MANY governments around the world pay only lip service to the problem of water and sanitation thereby denying an essential human right to their populations. Though governments attest to the importance of water and sanitation as evidenced by MDG on water and sanitation, they make very little investment in the sector. The matter is rarely given prominence on national political agendas.
Water as a human right refers to the human right to safe water and adequate sanitation without which the enjoyment of other essential human rights can be jeopardized. The availability of safe drinking water and hygienic sanitation facilities can indeed play a key role in the fight against poverty, hunger, child deaths and gender inequality.
According to the UN, over 1,100 million people do not have access to safe drinking water and over 2,600 million have no access to adequate sanitation. To complicate matters, water sources throughout the world are drying up, chiefly due to climate change and the mismanagement of water resources.
Dirty water and lack of sanitation affects mainly the poor, disadvantaged and voiceless in society, that is, women, girls and children.
Approximately, 1,8 million children die every year to diarrhea because of lack of access to clean water, more than AIDS, malaria and measles combined. More than 50 percent of the cases occur in Africa and Asia despite the existence of inexpensive and efficient means of water treatment.

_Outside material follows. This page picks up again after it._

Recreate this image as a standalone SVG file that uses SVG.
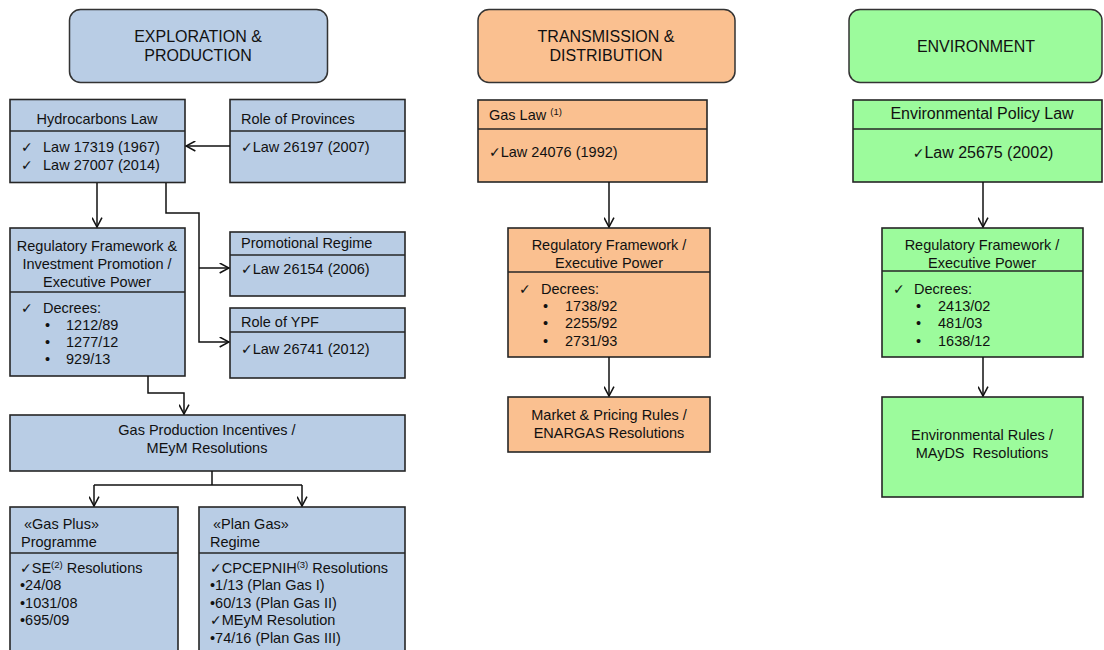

“In the developing world, 24,000 children under the age of five die every day from preventable causes like diarrhea contracted from unclean water,” said Caryl M. Stern, President and CEO, the U.S. Fund for UNICEF at the launch of a report, titled “Diarrhea: Why Children Are Still Dying and What Can Be Done“.
“It is truly a tragedy that these deaths take place since inexpensive and effective treatments for diarrhea already exist.
In addition, women and girls, particularly in Africa, have to walk long distances to fetch water for household use and consumption. This not only perpetuates gender inequality but can expose women and girls to violence. Women and girls, particularly in remote and rural areas lose valuable time (which they could otherwise utilise for their own personal development) looking for water.
While water and basic sanitation are regarded as peripheral, and in some cases individual concern, it is clear that their enjoyment or lack of thereof directly impinge on human rights. In many parts of Africa, girls for example are forced to miss school because they have to spend hours looking for water thereby getting denied an education and consequently opportunity in life.
In fact, poverty and inequality lie at the very heart of poor access to water and sanitation. Communities with little or no say in the political process suffer the most.
“Denying the enjoyment of the human right to water has very serious consequences for human development, conflicts, inequality, the environment, health, housing, education and poverty,” states UNESCO Extea report titled, “The Human Right to Water: Current Situations and Future Challenges”.
According to the report, the “ … human right to water has been semi-hidden as content integrated with other rights, like the right to food, to housing and to health.”
“Progress in recent years has shown that such a situation of ‘dependency’ is insufficient for such an important right,” adds the report.
Governments around the world, particularly in developing countries, need to recognize that access to clean water proper sanitation to the human rights and personal dignity of every woman, man and child on earth.